# [The problem]
Repeat every line of the listing below exactly, minus the pictures.

[BEGIN Dataset section]

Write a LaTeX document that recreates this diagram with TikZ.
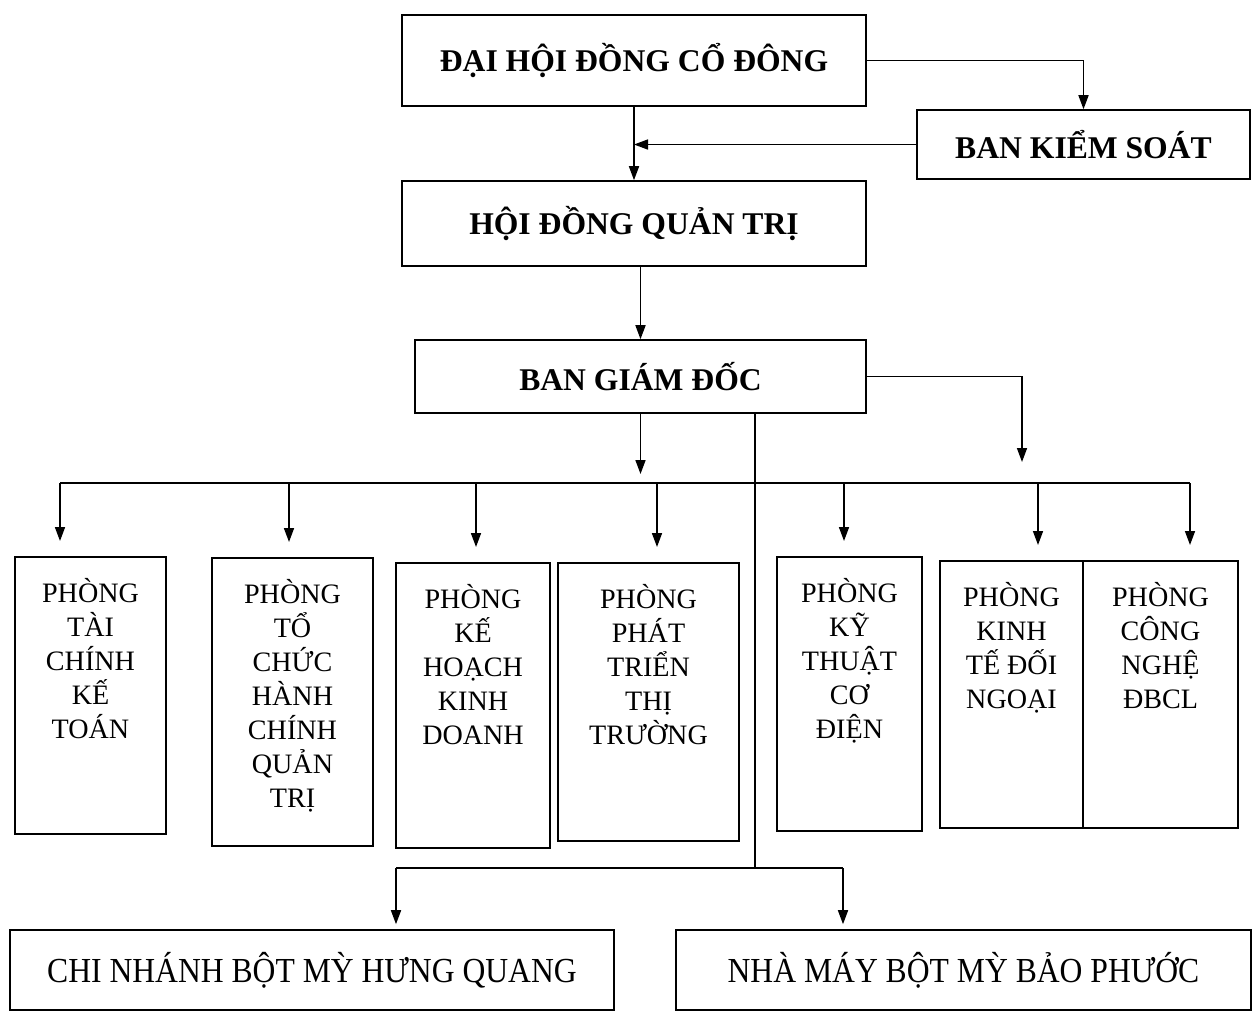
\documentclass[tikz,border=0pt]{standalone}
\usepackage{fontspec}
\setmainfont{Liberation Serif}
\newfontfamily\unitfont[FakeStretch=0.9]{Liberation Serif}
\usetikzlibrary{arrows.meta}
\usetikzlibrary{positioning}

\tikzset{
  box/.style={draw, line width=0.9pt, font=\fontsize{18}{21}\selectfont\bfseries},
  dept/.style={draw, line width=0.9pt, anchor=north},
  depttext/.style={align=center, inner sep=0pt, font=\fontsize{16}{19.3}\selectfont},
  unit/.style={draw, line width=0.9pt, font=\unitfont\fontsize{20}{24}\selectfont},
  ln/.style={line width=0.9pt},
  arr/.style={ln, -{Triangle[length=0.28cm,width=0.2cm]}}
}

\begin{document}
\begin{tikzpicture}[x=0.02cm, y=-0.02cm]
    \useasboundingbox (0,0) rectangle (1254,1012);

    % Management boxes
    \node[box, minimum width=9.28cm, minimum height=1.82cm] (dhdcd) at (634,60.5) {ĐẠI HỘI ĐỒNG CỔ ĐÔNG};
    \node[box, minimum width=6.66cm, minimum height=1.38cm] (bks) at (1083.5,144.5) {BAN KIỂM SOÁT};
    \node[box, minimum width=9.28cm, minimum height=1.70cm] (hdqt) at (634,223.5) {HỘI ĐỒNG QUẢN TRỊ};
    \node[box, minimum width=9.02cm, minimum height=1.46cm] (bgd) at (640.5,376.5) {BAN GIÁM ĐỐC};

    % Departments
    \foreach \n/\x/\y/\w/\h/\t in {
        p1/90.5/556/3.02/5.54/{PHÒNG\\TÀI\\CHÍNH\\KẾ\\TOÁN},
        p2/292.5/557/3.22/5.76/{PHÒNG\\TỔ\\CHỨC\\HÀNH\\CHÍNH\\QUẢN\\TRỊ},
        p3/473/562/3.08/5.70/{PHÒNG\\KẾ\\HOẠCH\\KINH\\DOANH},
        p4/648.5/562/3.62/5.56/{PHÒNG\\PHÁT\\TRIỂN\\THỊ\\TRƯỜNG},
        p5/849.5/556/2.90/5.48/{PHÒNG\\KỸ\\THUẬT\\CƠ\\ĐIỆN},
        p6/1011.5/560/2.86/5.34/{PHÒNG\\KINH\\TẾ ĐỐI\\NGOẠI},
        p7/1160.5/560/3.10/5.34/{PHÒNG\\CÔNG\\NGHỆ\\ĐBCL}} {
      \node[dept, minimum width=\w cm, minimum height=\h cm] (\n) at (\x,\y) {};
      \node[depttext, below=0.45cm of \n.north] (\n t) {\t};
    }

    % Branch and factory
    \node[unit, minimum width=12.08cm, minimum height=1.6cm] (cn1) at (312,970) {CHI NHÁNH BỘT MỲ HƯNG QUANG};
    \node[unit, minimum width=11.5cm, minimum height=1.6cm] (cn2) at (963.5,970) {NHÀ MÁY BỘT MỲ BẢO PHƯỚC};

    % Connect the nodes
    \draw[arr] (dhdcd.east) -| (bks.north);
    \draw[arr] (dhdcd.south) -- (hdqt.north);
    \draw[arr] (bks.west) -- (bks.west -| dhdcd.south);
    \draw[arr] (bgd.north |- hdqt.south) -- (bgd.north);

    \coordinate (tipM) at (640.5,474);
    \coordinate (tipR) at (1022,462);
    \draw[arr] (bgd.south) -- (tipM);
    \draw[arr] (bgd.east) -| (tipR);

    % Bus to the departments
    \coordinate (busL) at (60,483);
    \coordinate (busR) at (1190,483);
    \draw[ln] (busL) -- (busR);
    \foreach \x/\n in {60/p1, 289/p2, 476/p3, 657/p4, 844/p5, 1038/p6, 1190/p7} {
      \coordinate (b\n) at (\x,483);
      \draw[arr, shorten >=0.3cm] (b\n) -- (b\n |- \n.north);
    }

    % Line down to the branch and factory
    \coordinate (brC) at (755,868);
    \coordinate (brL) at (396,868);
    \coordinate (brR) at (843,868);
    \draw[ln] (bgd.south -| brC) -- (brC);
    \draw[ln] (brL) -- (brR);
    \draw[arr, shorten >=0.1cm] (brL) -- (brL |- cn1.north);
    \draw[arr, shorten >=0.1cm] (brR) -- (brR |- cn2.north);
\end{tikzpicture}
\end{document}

[END Dataset section]

# [Output below]
Write a LaTeX document that recreates this diagram with TikZ.
\documentclass[tikz,border=0pt]{standalone}
\usepackage{fontspec}
\setmainfont{Liberation Serif}
\newfontfamily\unitfont[FakeStretch=0.9]{Liberation Serif}
\usetikzlibrary{arrows.meta}
\usetikzlibrary{positioning}

\tikzset{
  box/.style={draw, line width=0.9pt, font=\fontsize{18}{21}\selectfont\bfseries},
  dept/.style={draw, line width=0.9pt, anchor=north},
  depttext/.style={align=center, inner sep=0pt, font=\fontsize{16}{19.3}\selectfont},
  unit/.style={draw, line width=0.9pt, font=\unitfont\fontsize{20}{24}\selectfont},
  ln/.style={line width=0.9pt},
  arr/.style={ln, -{Triangle[length=0.28cm,width=0.2cm]}}
}

\begin{document}
\begin{tikzpicture}[x=0.02cm, y=-0.02cm]
    \useasboundingbox (0,0) rectangle (1254,1012);

    % Management boxes
    \node[box, minimum width=9.28cm, minimum height=1.82cm] (dhdcd) at (634,60.5) {ĐẠI HỘI ĐỒNG CỔ ĐÔNG};
    \node[box, minimum width=6.66cm, minimum height=1.38cm] (bks) at (1083.5,144.5) {BAN KIỂM SOÁT};
    \node[box, minimum width=9.28cm, minimum height=1.70cm] (hdqt) at (634,223.5) {HỘI ĐỒNG QUẢN TRỊ};
    \node[box, minimum width=9.02cm, minimum height=1.46cm] (bgd) at (640.5,376.5) {BAN GIÁM ĐỐC};

    % Departments
    \foreach \n/\x/\y/\w/\h/\t in {
        p1/90.5/556/3.02/5.54/{PHÒNG\\TÀI\\CHÍNH\\KẾ\\TOÁN},
        p2/292.5/557/3.22/5.76/{PHÒNG\\TỔ\\CHỨC\\HÀNH\\CHÍNH\\QUẢN\\TRỊ},
        p3/473/562/3.08/5.70/{PHÒNG\\KẾ\\HOẠCH\\KINH\\DOANH},
        p4/648.5/562/3.62/5.56/{PHÒNG\\PHÁT\\TRIỂN\\THỊ\\TRƯỜNG},
        p5/849.5/556/2.90/5.48/{PHÒNG\\KỸ\\THUẬT\\CƠ\\ĐIỆN},
        p6/1011.5/560/2.86/5.34/{PHÒNG\\KINH\\TẾ ĐỐI\\NGOẠI},
        p7/1160.5/560/3.10/5.34/{PHÒNG\\CÔNG\\NGHỆ\\ĐBCL}} {
      \node[dept, minimum width=\w cm, minimum height=\h cm] (\n) at (\x,\y) {};
      \node[depttext, below=0.45cm of \n.north] (\n t) {\t};
    }

    % Branch and factory
    \node[unit, minimum width=12.08cm, minimum height=1.6cm] (cn1) at (312,970) {CHI NHÁNH BỘT MỲ HƯNG QUANG};
    \node[unit, minimum width=11.5cm, minimum height=1.6cm] (cn2) at (963.5,970) {NHÀ MÁY BỘT MỲ BẢO PHƯỚC};

    % Connect the nodes
    \draw[arr] (dhdcd.east) -| (bks.north);
    \draw[arr] (dhdcd.south) -- (hdqt.north);
    \draw[arr] (bks.west) -- (bks.west -| dhdcd.south);
    \draw[arr] (bgd.north |- hdqt.south) -- (bgd.north);

    \coordinate (tipM) at (640.5,474);
    \coordinate (tipR) at (1022,462);
    \draw[arr] (bgd.south) -- (tipM);
    \draw[arr] (bgd.east) -| (tipR);

    % Bus to the departments
    \coordinate (busL) at (60,483);
    \coordinate (busR) at (1190,483);
    \draw[ln] (busL) -- (busR);
    \foreach \x/\n in {60/p1, 289/p2, 476/p3, 657/p4, 844/p5, 1038/p6, 1190/p7} {
      \coordinate (b\n) at (\x,483);
      \draw[arr, shorten >=0.3cm] (b\n) -- (b\n |- \n.north);
    }

    % Line down to the branch and factory
    \coordinate (brC) at (755,868);
    \coordinate (brL) at (396,868);
    \coordinate (brR) at (843,868);
    \draw[ln] (bgd.south -| brC) -- (brC);
    \draw[ln] (brL) -- (brR);
    \draw[arr, shorten >=0.1cm] (brL) -- (brL |- cn1.north);
    \draw[arr, shorten >=0.1cm] (brR) -- (brR |- cn2.north);
\end{tikzpicture}
\end{document}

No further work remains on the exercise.